Speaking on PM Express on Tuesday, October 24, he also argued that the failure of the government to negotiate the termination and opt for reasonable options is to blame for the situation at hand.

“It was very avoidable as I have always said. Let me quickly say this. This was the cheapest of all the emergency power plants in terms of cost. It was also the shortest because it was for four years. There was no requirement for the government of Ghana to put down a guarantee, and then again the total capacity charge made of capital recovery, fixed ONM, and non-fuel variable ONM came to 4 cents per kilowatt hour. It was the cheapest at the time of all the emergency power plants we brought in, and so it couldn’t have been on the basis of cost.”

Dr Kwabena Donkor also explained that the government’s claim that GPGC failed to obtain siting and construction permits, was neither here nor there since that responsibility was partly on the state as stated in the PPA.

“Every contract, at least power contracts, contain conditions for termination. My worry at the time and I raised the alarm, was that the letter signed by the then Energy Minister Boakye Agyarko, stated that Trafigura or the Ghana Power Generating Company [GPGC] which was the subsidiary we had signed the contract with, had not obtained all the necessary Energy Commission permits.

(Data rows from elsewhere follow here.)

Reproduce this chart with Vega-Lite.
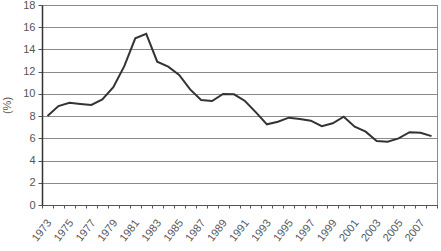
{
  "$schema": "https://vega.github.io/schema/vega-lite/v6.json",
  "autosize": {"type": "none"},
  "width": 395,
  "height": 200,
  "padding": {"left": 42, "top": 5, "right": 4, "bottom": 46},
  "background": "white",
  "config": {
    "font": "Liberation Sans",
    "view": {"stroke": "#8a8a8a", "strokeWidth": 1}
  },
  "data": {"values": [
    {"year": 1973, "rate": 8.0},
    {"year": 1974, "rate": 8.9},
    {"year": 1975, "rate": 9.2},
    {"year": 1976, "rate": 9.1},
    {"year": 1977, "rate": 9.0},
    {"year": 1978, "rate": 9.5},
    {"year": 1979, "rate": 10.6},
    {"year": 1980, "rate": 12.5},
    {"year": 1981, "rate": 15.0},
    {"year": 1982, "rate": 15.4},
    {"year": 1983, "rate": 12.9},
    {"year": 1984, "rate": 12.45},
    {"year": 1985, "rate": 11.7},
    {"year": 1986, "rate": 10.4},
    {"year": 1987, "rate": 9.45},
    {"year": 1988, "rate": 9.36},
    {"year": 1989, "rate": 10.0},
    {"year": 1990, "rate": 9.96},
    {"year": 1991, "rate": 9.36},
    {"year": 1992, "rate": 8.34},
    {"year": 1993, "rate": 7.26},
    {"year": 1994, "rate": 7.5},
    {"year": 1995, "rate": 7.86},
    {"year": 1996, "rate": 7.74},
    {"year": 1997, "rate": 7.59},
    {"year": 1998, "rate": 7.1},
    {"year": 1999, "rate": 7.35},
    {"year": 2000, "rate": 7.95},
    {"year": 2001, "rate": 7.05},
    {"year": 2002, "rate": 6.6},
    {"year": 2003, "rate": 5.76},
    {"year": 2004, "rate": 5.7},
    {"year": 2005, "rate": 6.0},
    {"year": 2006, "rate": 6.55},
    {"year": 2007, "rate": 6.5},
    {"year": 2008, "rate": 6.2}
  ]},
  "mark": {"type": "line", "color": "#333333", "strokeWidth": 2},
  "encoding": {
    "x": {
      "field": "year",
      "type": "ordinal",
      "scale": {"type": "band", "paddingInner": 0, "paddingOuter": 0},
      "axis": {
        "title": null,
        "labelAngle": -52,
        "labelAlign": "right",
        "labelBaseline": "top",
        "labelOverlap": false,
        "labelExpr": "toNumber(datum.value) % 2 === 1 ? datum.label : ''",
        "labelFontSize": 11,
        "labelColor": "#555555",
        "labelPadding": 9,
        "labelOffset": -3,
        "tickBand": "extent",
        "tickSize": 3,
        "tickColor": "#555555",
        "domainColor": "#555555",
        "grid": false
      }
    },
    "y": {
      "field": "rate",
      "type": "quantitative",
      "scale": {"domain": [0, 18], "nice": false},
      "axis": {
        "title": "(%)",
        "titleFontWeight": "normal",
        "titleFontSize": 11,
        "titleColor": "#555555",
        "titlePadding": 10,
        "values": [0, 2, 4, 6, 8, 10, 12, 14, 16, 18],
        "labelFontSize": 11,
        "labelColor": "#555555",
        "labelPadding": 3,
        "tickSize": 4,
        "tickColor": "#555555",
        "domainColor": "#333333",
        "domainWidth": 1.5,
        "grid": true,
        "gridColor": "#8a8a8a",
        "gridWidth": 1
      }
    }
  }
}
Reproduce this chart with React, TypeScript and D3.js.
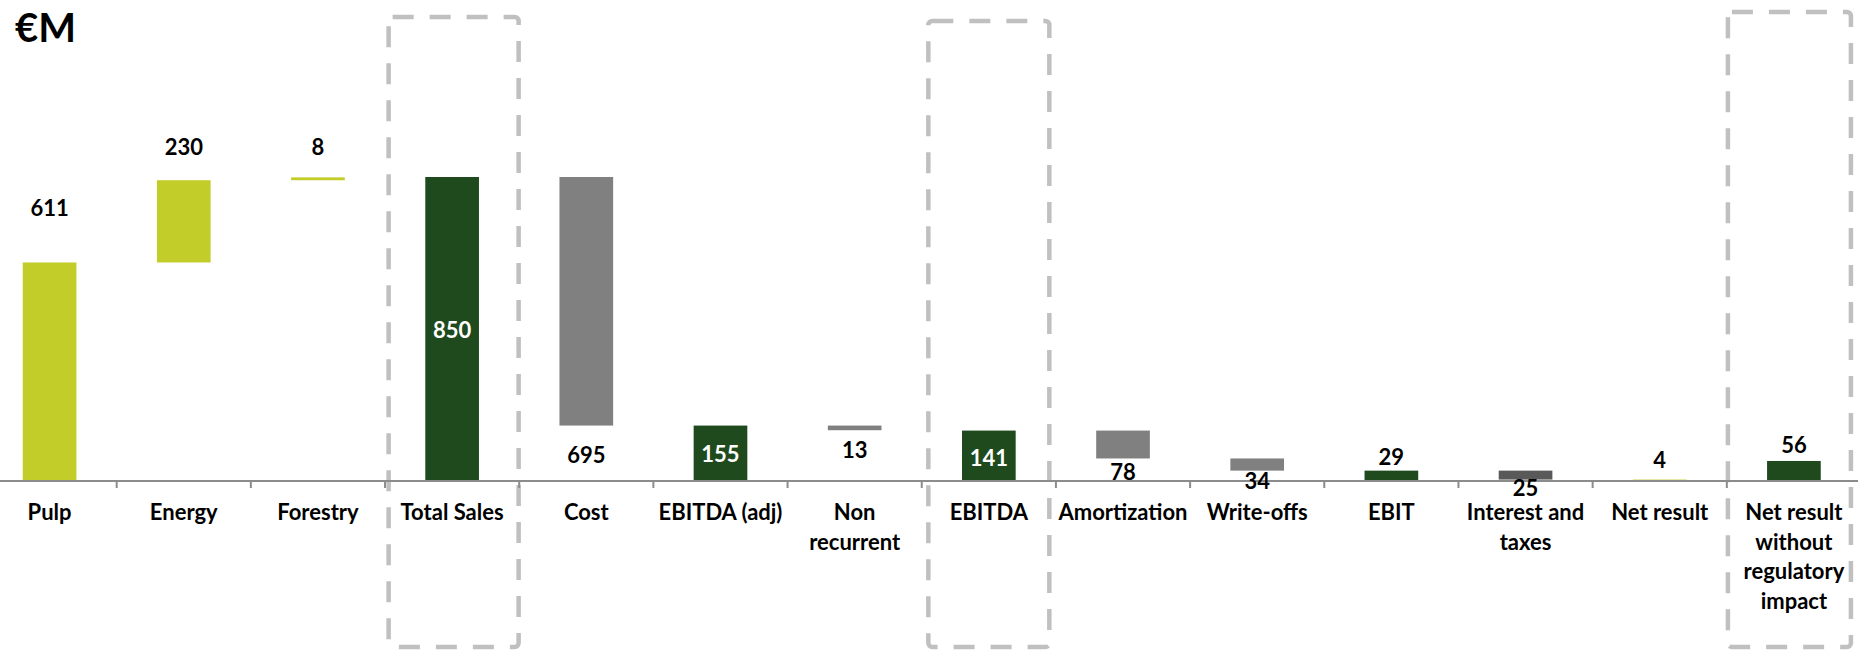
import React from "react";
import * as d3 from "d3";

// ---- data ----
const categories = [
  "Pulp", "Energy", "Forestry", "Total Sales", "Cost", "EBITDA (adj)", "Non recurrent",
  "EBITDA", "Amortization", "Write-offs", "EBIT", "Interest and taxes", "Net result",
  "Net result without regulatory impact",
];
const categoryLines = [
  ["Pulp"], ["Energy"], ["Forestry"], ["Total Sales"], ["Cost"], ["EBITDA (adj)"],
  ["Non", "recurrent"], ["EBITDA"], ["Amortization"], ["Write-offs"], ["EBIT"],
  ["Interest and", "taxes"], ["Net result"], ["Net result", "without", "regulatory", "impact"],
];
const values = [611, 230, 8, 850, -695, 155, -13, 141, -78, -34, 29, -25, 4, 56];
// "step" = floating change from running level, "total" = bar from zero
const kinds = ["step", "step", "step", "total", "step", "total", "step", "total", "step", "step", "total", "step", "total", "total"];
const highlighted = ["Total Sales", "EBITDA", "Net result without regulatory impact"];
const unitLabel = "€M";

// ---- styles ----
const LIME = "#c2cd2a";
const DKGREEN = "#1f4a1e";
const GRAY = "#808080";
const DKGRAY = "#595959";
const barColors = [LIME, LIME, LIME, DKGREEN, GRAY, DKGREEN, GRAY, DKGREEN, GRAY, GRAY, DKGREEN, DKGRAY, LIME, DKGREEN];
// label placement: where, baseline offset (px)
const labelPlace: { pos: string; dy: number }[] = [
  { pos: "above", dy: -46 }, { pos: "above", dy: -25 }, { pos: "above", dy: -22 },
  { pos: "inside", dy: 9 }, { pos: "below", dy: 37 }, { pos: "inside", dy: 9 },
  { pos: "below", dy: 28 }, { pos: "inside", dy: 10 }, { pos: "below", dy: 22 },
  { pos: "below", dy: 18 }, { pos: "above", dy: -6 }, { pos: "below", dy: 16 },
  { pos: "above", dy: -12 }, { pos: "above", dy: -8 },
];
const boxStyles = [
  { w: 130, top: 17, dx: 1.5 },
  { w: 121, top: 21, dx: 0 },
  { w: 123, top: 12, dx: -4.5 },
];

const W = 1858;
const H = 652;
const FONT = "Lato, 'Open Sans', Arial, sans-serif";

export default function App() {
  const x = d3.scaleBand<string>().domain(categories).range([-17.5, 1861]).padding(0);
  const y = d3.scaleLinear().domain([0, 850]).range([481, 177]);
  const bw = x.bandwidth() * 0.4;
  const baseY = y(0);

  // waterfall geometry
  let level = 0;
  const bars = categories.map((c, i) => {
    const v = values[i];
    let a: number, b: number;
    if (kinds[i] === "total") {
      a = 0; b = v; level = v;
    } else {
      a = level; b = level + v; level = b;
    }
    const lo = Math.min(a, b), hi = Math.max(a, b);
    return { c, i, v, lo, hi, cx: (x(c) as number) + x.bandwidth() / 2 };
  });

  return (
    <svg width={W} height={H} style={{ position: "absolute", left: 0, top: 0, display: "block", background: "#fff" }}>
      <text x={15} y={41.5} fontFamily={FONT} fontWeight={700} fontSize={40} fill="#000">{unitLabel}</text>

      {highlighted.map((c, k) => {
        const s = boxStyles[k];
        const cx = (x(c) as number) + x.bandwidth() / 2 + s.dx;
        return (
          <rect key={c} x={cx - s.w / 2} y={s.top} width={s.w} height={647 - s.top} rx={4}
            fill="none" stroke="#c0c0c0" strokeWidth={4.5} strokeDasharray="21 16" />
        );
      })}

      {bars.map((b) => {
        const top = y(b.hi), bot = y(b.lo);
        return (
          <rect key={b.c} x={b.cx - bw / 2} y={top} width={bw} height={Math.max(bot - top, 1.2)} fill={barColors[b.i]} />
        );
      })}

      <line x1={0} x2={W} y1={baseY} y2={baseY} stroke="#8c8c8c" strokeWidth={2} />
      {categories.slice(1).map((c) => (
        <line key={c} x1={x(c) as number} x2={x(c) as number} y1={baseY} y2={baseY + 7} stroke="#8c8c8c" strokeWidth={2} />
      ))}

      {bars.map((b) => {
        const p = labelPlace[b.i];
        const top = y(b.hi), bot = y(b.lo);
        let ty: number;
        if (p.pos === "above") ty = top + p.dy;
        else if (p.pos === "below") ty = bot + p.dy;
        else ty = (top + bot) / 2 + p.dy;
        return (
          <text key={b.c} x={b.cx} y={ty} textAnchor="middle" fontFamily={FONT} fontWeight={700} fontSize={22}
            fill={p.pos === "inside" ? "#fff" : "#000"}>
            {Math.abs(b.v)}
          </text>
        );
      })}

      {bars.map((b) => (
        <text key={b.c} x={b.cx} y={520} textAnchor="middle" fontFamily={FONT} fontWeight={700} fontSize={22} fill="#000">
          {categoryLines[b.i].map((ln, j) => (
            <tspan key={j} x={b.cx} y={520 + j * 29.5}>{ln}</tspan>
          ))}
        </text>
      ))}
    </svg>
  );
}
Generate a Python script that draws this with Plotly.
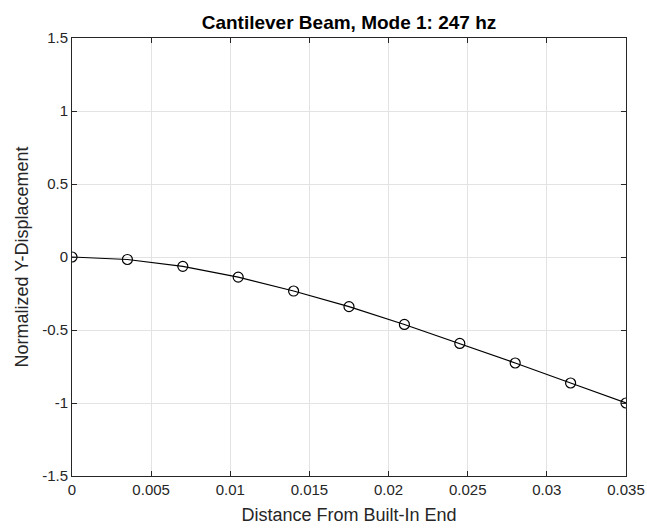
import plotly.graph_objects as go

distance = [0, 0.0035, 0.007, 0.0105, 0.014, 0.0175, 0.021, 0.0245, 0.028, 0.0315, 0.035]
displacement = [0, -0.017, -0.064, -0.138, -0.233, -0.34, -0.462, -0.592, -0.726, -0.863, -1.0]

x_ticks = [0, 0.005, 0.01, 0.015, 0.02, 0.025, 0.03, 0.035]
x_ticktext = ["0", "0.005", "0.01", "0.015", "0.02", "0.025", "0.03", "0.035"]
y_ticks = [-1.5, -1, -0.5, 0, 0.5, 1, 1.5]
y_ticktext = ["-1.5", "-1", "-0.5", "0", "0.5", "1", "1.5"]

font_family = "Liberation Sans, Arial, sans-serif"
axis_color = "#262626"
grid_color = "#e3e3e3"

fig = go.Figure()
fig.add_trace(go.Scatter(
    x=distance, y=displacement,
    mode="lines+markers",
    line=dict(color="black", width=1.2),
    marker=dict(symbol="circle-open", size=10, color="black", line=dict(width=1.2, color="black")),
    showlegend=False,
))

fig.update_layout(
    width=647, height=530,
    margin=dict(l=72, r=21, t=38, b=54),
    paper_bgcolor="white", plot_bgcolor="white",
    font=dict(family=font_family, size=15, color=axis_color),
    title=dict(text="<b>Cantilever Beam, Mode 1: 247 hz</b>", x=0.5, xref="paper",
               y=1 - 22 / 530, yref="container", yanchor="middle",
               font=dict(size=19, color="black", family=font_family)),
)
fig.update_xaxes(
    range=[0, 0.035], tickvals=x_ticks, ticktext=x_ticktext,
    showgrid=True, gridcolor=grid_color, gridwidth=1,
    showline=True, linecolor=axis_color, linewidth=1, mirror="ticks",
    ticks="inside", ticklen=5, tickcolor=axis_color, zeroline=False,
    automargin=False,
    title=dict(text="Distance From Built-In End", standoff=11, font=dict(size=18, color=axis_color)),
    tickfont=dict(size=15, color=axis_color),
)
fig.update_yaxes(
    range=[-1.5, 1.5], tickvals=y_ticks, ticktext=y_ticktext,
    showgrid=True, gridcolor=grid_color, gridwidth=1,
    showline=True, linecolor=axis_color, linewidth=1, mirror="ticks",
    ticks="inside", ticklen=5, tickcolor=axis_color, zeroline=False,
    title=dict(text="Normalized Y-Displacement", standoff=8, font=dict(size=18, color=axis_color)),
    tickfont=dict(size=15, color=axis_color),
)

fig.write_html("out.html")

“In the Power Purchase Agreement, one of the obligations of the government of Ghana was to assist the contractor obtain all relevant government of Ghana permits. And so if we turn around to use that as the basis for termination it creates a problem for all of us.”

While admitting that the government reserved the right to terminate any agreement it wanted, he said the state failed to follow due process in terminating the contract.

Let me concede that the government of the day can decide to terminate any contract, but there are consequences for termination. And in all agreements, there are conditions and processes for termination, and so if you do not follow the processes and conditions, particularly if the termination is not justified as ruled by the arbitration panel, then we are in trouble, and this is exactly what has happened” he insisted.

If we had negotiated the termination, we could have even taken ownership of the equipment. Unfortunately, even after the court had ruled, we went to sleep. Trafigura is still doing business in Ghana, and therefore we had some leverage at least in negotiating a payment plan, but all the way from 2021 we went to sleep.”

They [Government] could have staggered when it came online. They did the same for Amandi and Jacobson, so there were options to stagger if they thought we had excess capacity. Okay, come online in year three instead of year one, but that was not also done.

According to him, “the reason given in the letter of termination couldn’t have been the reason. Probably there were some other reasons that we didn’t know. In terms of the official reasons given in the letter of termination, it wasn’t tenable. And we advised at that time, it wasn’t just me. Others including IMANI also advised. There is also the importance of process in governance. Yes, you might have all the power and think you can do whatever you want, but there is the process, and we didn’t also go by the process” he noted.

Dr. Kwabena Donkor also rubbished the government’s argument that the plants were used, insisting that information was not hidden. He also argued that the GPGC plant was not the only used plant the country had secured.
“Yes, it is used equipment and it was known at that time. It was not the only used equipment that was brought in. The AKSA plant was also used, it wasn’t new. And so, for AKSA we signed a 5-year agreement, and the government has found it necessary to extend this agreement for another 10 years, so the question of the equipment being used is neither here nor there.”

The legislator wants those responsible for the termination to answer critical questions.

“I believe the Ghanaian state should ask the people who took the decision to terminate to tell us why they terminated. I believe that is the route to use if we have to improve our governance. Those who were responsible would have to tell us why they took that decision because commercially, and legally it doesn’t make sense.”

Even from an energy perspective, you don’t terminate the cheapest emergency plant you have. And then if you say it was an old plant, we knew it. AKSA was also an old plant, we signed for five years as an emergency plant, but this government has gone ahead to extend it for a further ten years. And so if you add all these, we find it extremely difficult to justify. Maybe Hon. Boakye Agyarko who signed the letter may be able to tell us what some of us don’t know” he added.

I believe parliament is the best institution to do that because the decision to terminate was taken by the executive arm, and so you cannot ask the executive arm to investigate it. Ghanaians must know why, we have the right to know “he noted.